- [SET EXERCISE]: Output the lines exactly, from the one where "Recreate this image" appears through the one where "plt.rcParams['font.family'] = ['Liberation" appears. Images are left out.

________________________

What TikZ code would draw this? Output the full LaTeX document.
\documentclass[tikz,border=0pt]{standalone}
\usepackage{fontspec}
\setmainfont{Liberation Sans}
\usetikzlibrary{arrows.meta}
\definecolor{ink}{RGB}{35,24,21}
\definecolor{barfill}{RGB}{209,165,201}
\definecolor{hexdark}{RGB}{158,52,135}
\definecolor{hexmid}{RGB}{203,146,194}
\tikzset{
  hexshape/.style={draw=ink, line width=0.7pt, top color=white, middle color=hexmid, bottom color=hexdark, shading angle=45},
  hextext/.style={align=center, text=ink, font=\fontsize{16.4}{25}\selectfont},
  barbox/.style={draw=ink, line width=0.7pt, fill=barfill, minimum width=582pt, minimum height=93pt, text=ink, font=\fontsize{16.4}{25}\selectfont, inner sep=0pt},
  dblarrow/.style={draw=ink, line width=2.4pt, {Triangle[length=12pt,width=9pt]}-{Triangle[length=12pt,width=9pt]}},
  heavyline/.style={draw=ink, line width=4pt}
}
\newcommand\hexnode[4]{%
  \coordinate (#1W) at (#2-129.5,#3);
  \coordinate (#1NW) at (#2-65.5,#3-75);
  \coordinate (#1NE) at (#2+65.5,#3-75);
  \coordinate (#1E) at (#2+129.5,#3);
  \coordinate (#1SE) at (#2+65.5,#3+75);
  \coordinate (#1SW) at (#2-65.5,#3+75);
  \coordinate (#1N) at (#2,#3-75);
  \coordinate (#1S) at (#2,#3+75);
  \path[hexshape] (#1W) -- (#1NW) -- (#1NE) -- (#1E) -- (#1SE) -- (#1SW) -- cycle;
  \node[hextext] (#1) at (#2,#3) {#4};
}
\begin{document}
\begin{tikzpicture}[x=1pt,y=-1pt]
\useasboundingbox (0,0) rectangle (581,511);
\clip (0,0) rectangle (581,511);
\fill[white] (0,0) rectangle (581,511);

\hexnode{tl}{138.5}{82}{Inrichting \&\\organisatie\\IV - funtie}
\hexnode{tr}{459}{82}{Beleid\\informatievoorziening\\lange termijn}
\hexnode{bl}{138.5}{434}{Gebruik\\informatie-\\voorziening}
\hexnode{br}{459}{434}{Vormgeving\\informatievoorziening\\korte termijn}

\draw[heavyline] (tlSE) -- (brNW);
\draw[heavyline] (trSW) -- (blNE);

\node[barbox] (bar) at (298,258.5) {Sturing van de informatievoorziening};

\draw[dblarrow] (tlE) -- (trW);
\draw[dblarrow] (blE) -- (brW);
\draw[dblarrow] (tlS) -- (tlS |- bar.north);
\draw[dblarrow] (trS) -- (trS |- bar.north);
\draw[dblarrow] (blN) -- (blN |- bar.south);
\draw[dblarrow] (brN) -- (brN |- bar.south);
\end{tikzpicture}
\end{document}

________________________

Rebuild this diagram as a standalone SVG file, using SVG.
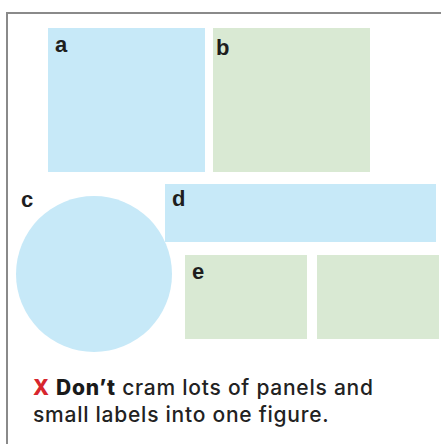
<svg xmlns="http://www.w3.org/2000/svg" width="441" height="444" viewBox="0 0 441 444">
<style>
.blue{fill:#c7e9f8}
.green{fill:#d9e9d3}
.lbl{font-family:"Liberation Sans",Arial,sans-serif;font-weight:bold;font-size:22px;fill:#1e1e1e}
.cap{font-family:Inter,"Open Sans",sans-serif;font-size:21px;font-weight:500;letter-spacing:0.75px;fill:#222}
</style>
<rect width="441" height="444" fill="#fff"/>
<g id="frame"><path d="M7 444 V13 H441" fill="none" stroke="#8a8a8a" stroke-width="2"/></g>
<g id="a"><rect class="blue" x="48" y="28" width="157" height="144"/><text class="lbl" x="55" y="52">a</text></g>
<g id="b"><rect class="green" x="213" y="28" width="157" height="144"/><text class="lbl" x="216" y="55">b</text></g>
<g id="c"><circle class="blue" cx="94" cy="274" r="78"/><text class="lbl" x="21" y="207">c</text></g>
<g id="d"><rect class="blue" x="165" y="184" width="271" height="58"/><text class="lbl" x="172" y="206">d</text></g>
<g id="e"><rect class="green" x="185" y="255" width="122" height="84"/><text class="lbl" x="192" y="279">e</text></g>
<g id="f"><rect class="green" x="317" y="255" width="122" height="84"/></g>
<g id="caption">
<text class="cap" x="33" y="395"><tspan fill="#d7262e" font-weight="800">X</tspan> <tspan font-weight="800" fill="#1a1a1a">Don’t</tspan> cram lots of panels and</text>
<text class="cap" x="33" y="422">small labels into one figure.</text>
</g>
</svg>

________________________

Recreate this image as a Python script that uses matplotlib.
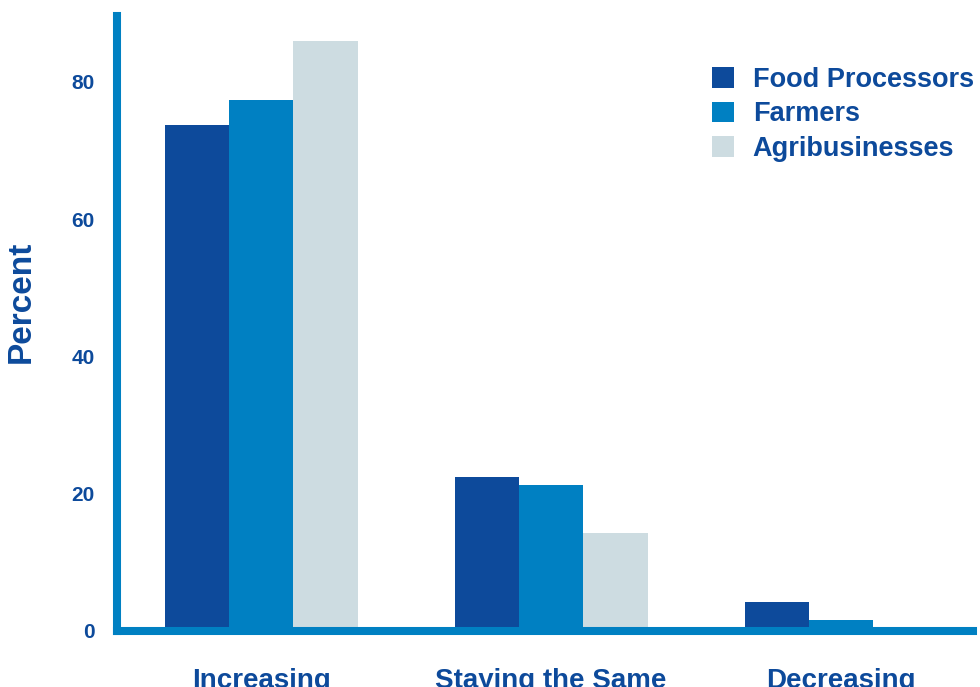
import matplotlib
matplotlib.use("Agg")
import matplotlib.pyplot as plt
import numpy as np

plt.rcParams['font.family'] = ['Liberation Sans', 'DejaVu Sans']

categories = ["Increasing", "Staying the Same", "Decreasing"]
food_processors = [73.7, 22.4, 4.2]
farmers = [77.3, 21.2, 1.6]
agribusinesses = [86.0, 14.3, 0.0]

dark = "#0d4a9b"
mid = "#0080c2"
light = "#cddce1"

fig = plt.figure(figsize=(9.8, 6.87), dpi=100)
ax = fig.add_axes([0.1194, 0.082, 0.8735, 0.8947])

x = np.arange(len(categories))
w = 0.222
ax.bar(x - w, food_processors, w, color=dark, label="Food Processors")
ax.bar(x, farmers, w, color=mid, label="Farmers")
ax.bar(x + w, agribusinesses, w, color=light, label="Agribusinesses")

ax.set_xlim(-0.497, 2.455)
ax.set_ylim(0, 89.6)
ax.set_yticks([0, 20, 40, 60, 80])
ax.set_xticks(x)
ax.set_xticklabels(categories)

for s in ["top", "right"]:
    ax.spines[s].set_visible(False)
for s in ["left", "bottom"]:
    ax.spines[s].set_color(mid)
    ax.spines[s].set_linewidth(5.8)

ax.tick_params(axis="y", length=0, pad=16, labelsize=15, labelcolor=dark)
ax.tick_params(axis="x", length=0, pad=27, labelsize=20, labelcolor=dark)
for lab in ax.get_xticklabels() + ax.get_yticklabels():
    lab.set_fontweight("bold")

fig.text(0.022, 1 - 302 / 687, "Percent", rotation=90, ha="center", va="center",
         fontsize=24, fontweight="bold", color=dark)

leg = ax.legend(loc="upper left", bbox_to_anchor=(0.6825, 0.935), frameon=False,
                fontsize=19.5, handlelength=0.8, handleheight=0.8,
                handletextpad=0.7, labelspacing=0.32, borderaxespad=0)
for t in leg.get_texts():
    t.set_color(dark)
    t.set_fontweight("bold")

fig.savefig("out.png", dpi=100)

________________________

- [PROBLEM SOLUTION]:
Recreate this image as a Python script that uses matplotlib.
import matplotlib
matplotlib.use("Agg")
import matplotlib.pyplot as plt
import numpy as np

plt.rcParams['font.family'] = ['Liberation Sans', 'DejaVu Sans']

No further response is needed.